◆ **Exercise directions**
Go through the material and write it all out exactly, minus the pictures.

-- start Dataset section --

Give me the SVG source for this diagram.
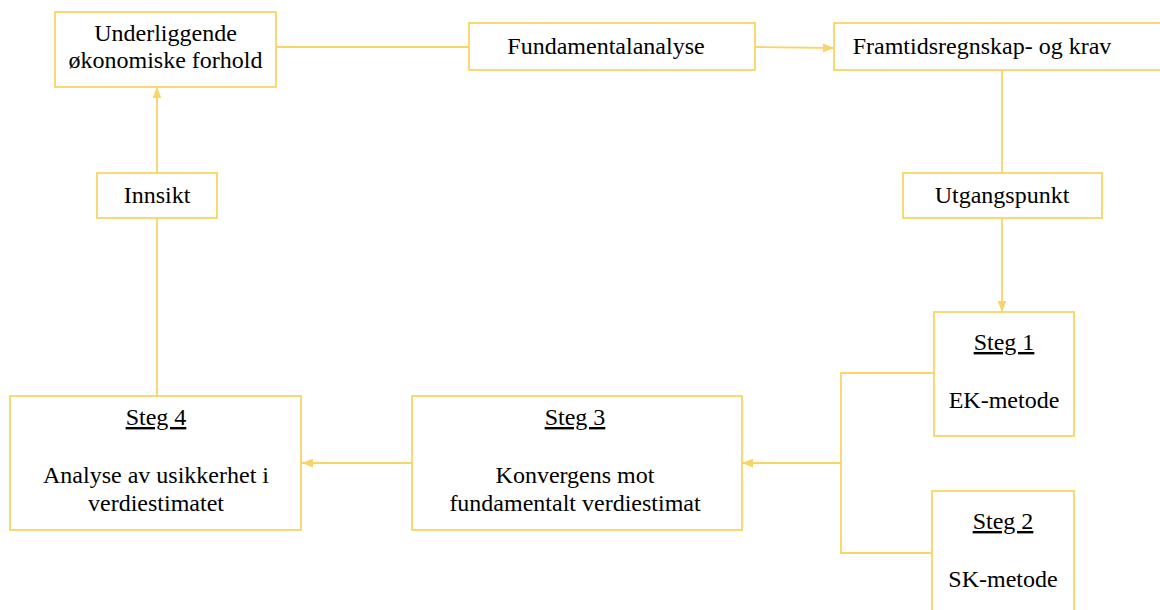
<svg xmlns="http://www.w3.org/2000/svg" width="1160" height="610" viewBox="0 0 1160 610">
  <defs>
    <marker id="arrow" viewBox="0 0 10 8" refX="10" refY="4" markerWidth="11" markerHeight="9" orient="auto" markerUnits="userSpaceOnUse">
      <path d="M0,0 L10,4 L0,8 z" fill="#FAD565"/>
    </marker>
    <style>
      .box { fill: #ffffff; stroke: #FAD565; stroke-width: 1.8; }
      .link { fill: none; stroke: #FAD565; stroke-width: 1.8; }
      .arrowed { marker-end: url(#arrow); }
      .lbl { font-family: 'Liberation Serif', 'DejaVu Serif', serif; font-size: 24px; fill: #000; text-anchor: middle; }
      .step { text-decoration: underline; }
    </style>
  </defs>
  <rect width="1160" height="610" fill="#ffffff"/>

  <!-- connectors -->
  <g id="connectors">
    <line class="link" x1="276" y1="47" x2="469" y2="47"/>
    <line class="link arrowed" x1="755" y1="47" x2="834" y2="48"/>
    <line class="link" x1="1002" y1="70" x2="1002" y2="173"/>
    <line class="link arrowed" x1="1002" y1="218" x2="1002" y2="312"/>
    <polyline class="link" points="934,373 841,373 841,553 932,553"/>
    <line class="link arrowed" x1="841" y1="463" x2="742" y2="463"/>
    <line class="link arrowed" x1="412" y1="463" x2="302" y2="463"/>
    <line class="link" x1="157" y1="395" x2="157" y2="218"/>
    <line class="link arrowed" x1="157" y1="173" x2="157" y2="87"/>
  </g>

  <g id="node-underliggende">
    <rect class="box" x="55" y="12" width="221" height="75"/>
    <text class="lbl" x="165.5" y="41">Underliggende</text>
    <text class="lbl" x="165.5" y="68">økonomiske forhold</text>
  </g>

  <g id="node-fundamentalanalyse">
    <rect class="box" x="469" y="23" width="286" height="47"/>
    <text class="lbl" x="606" y="54">Fundamentalanalyse</text>
  </g>

  <g id="node-framtidsregnskap">
    <rect class="box" x="834" y="23" width="330" height="47"/>
    <text class="lbl" x="982" y="54">Framtidsregnskap- og krav</text>
  </g>

  <g id="node-utgangspunkt">
    <rect class="box" x="903" y="173" width="199" height="45"/>
    <text class="lbl" x="1002" y="203">Utgangspunkt</text>
  </g>

  <g id="node-innsikt">
    <rect class="box" x="97" y="173" width="120" height="45"/>
    <text class="lbl" x="157" y="203">Innsikt</text>
  </g>

  <g id="node-steg1">
    <rect class="box" x="934" y="312" width="140" height="124"/>
    <text class="lbl step" x="1004" y="350">Steg 1</text>
    <text class="lbl" x="1004" y="408">EK-metode</text>
  </g>

  <g id="node-steg2">
    <rect class="box" x="932" y="491" width="142" height="130"/>
    <text class="lbl step" x="1003" y="529">Steg 2</text>
    <text class="lbl" x="1003" y="587">SK-metode</text>
  </g>

  <g id="node-steg3">
    <rect class="box" x="412" y="396" width="330" height="134"/>
    <text class="lbl step" x="575" y="425">Steg 3</text>
    <text class="lbl" x="575" y="483">Konvergens mot</text>
    <text class="lbl" x="575" y="511">fundamentalt verdiestimat</text>
  </g>

  <g id="node-steg4">
    <rect class="box" x="10" y="396" width="291" height="134"/>
    <text class="lbl step" x="156" y="425">Steg 4</text>
    <text class="lbl" x="156" y="483">Analyse av usikkerhet i</text>
    <text class="lbl" x="156" y="511">verdiestimatet</text>
  </g>
</svg>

-- end Dataset section --

◆ **Task output**
Give me the SVG source for this diagram.
<svg xmlns="http://www.w3.org/2000/svg" width="1160" height="610" viewBox="0 0 1160 610">
  <defs>
    <marker id="arrow" viewBox="0 0 10 8" refX="10" refY="4" markerWidth="11" markerHeight="9" orient="auto" markerUnits="userSpaceOnUse">
      <path d="M0,0 L10,4 L0,8 z" fill="#FAD565"/>
    </marker>
    <style>
      .box { fill: #ffffff; stroke: #FAD565; stroke-width: 1.8; }
      .link { fill: none; stroke: #FAD565; stroke-width: 1.8; }
      .arrowed { marker-end: url(#arrow); }
      .lbl { font-family: 'Liberation Serif', 'DejaVu Serif', serif; font-size: 24px; fill: #000; text-anchor: middle; }
      .step { text-decoration: underline; }
    </style>
  </defs>
  <rect width="1160" height="610" fill="#ffffff"/>

  <!-- connectors -->
  <g id="connectors">
    <line class="link" x1="276" y1="47" x2="469" y2="47"/>
    <line class="link arrowed" x1="755" y1="47" x2="834" y2="48"/>
    <line class="link" x1="1002" y1="70" x2="1002" y2="173"/>
    <line class="link arrowed" x1="1002" y1="218" x2="1002" y2="312"/>
    <polyline class="link" points="934,373 841,373 841,553 932,553"/>
    <line class="link arrowed" x1="841" y1="463" x2="742" y2="463"/>
    <line class="link arrowed" x1="412" y1="463" x2="302" y2="463"/>
    <line class="link" x1="157" y1="395" x2="157" y2="218"/>
    <line class="link arrowed" x1="157" y1="173" x2="157" y2="87"/>
  </g>

  <g id="node-underliggende">
    <rect class="box" x="55" y="12" width="221" height="75"/>
    <text class="lbl" x="165.5" y="41">Underliggende</text>
    <text class="lbl" x="165.5" y="68">økonomiske forhold</text>
  </g>

  <g id="node-fundamentalanalyse">
    <rect class="box" x="469" y="23" width="286" height="47"/>
    <text class="lbl" x="606" y="54">Fundamentalanalyse</text>
  </g>

  <g id="node-framtidsregnskap">
    <rect class="box" x="834" y="23" width="330" height="47"/>
    <text class="lbl" x="982" y="54">Framtidsregnskap- og krav</text>
  </g>

  <g id="node-utgangspunkt">
    <rect class="box" x="903" y="173" width="199" height="45"/>
    <text class="lbl" x="1002" y="203">Utgangspunkt</text>
  </g>

  <g id="node-innsikt">
    <rect class="box" x="97" y="173" width="120" height="45"/>
    <text class="lbl" x="157" y="203">Innsikt</text>
  </g>

  <g id="node-steg1">
    <rect class="box" x="934" y="312" width="140" height="124"/>
    <text class="lbl step" x="1004" y="350">Steg 1</text>
    <text class="lbl" x="1004" y="408">EK-metode</text>
  </g>

  <g id="node-steg2">
    <rect class="box" x="932" y="491" width="142" height="130"/>
    <text class="lbl step" x="1003" y="529">Steg 2</text>
    <text class="lbl" x="1003" y="587">SK-metode</text>
  </g>

  <g id="node-steg3">
    <rect class="box" x="412" y="396" width="330" height="134"/>
    <text class="lbl step" x="575" y="425">Steg 3</text>
    <text class="lbl" x="575" y="483">Konvergens mot</text>
    <text class="lbl" x="575" y="511">fundamentalt verdiestimat</text>
  </g>

  <g id="node-steg4">
    <rect class="box" x="10" y="396" width="291" height="134"/>
    <text class="lbl step" x="156" y="425">Steg 4</text>
    <text class="lbl" x="156" y="483">Analyse av usikkerhet i</text>
    <text class="lbl" x="156" y="511">verdiestimatet</text>
  </g>
</svg>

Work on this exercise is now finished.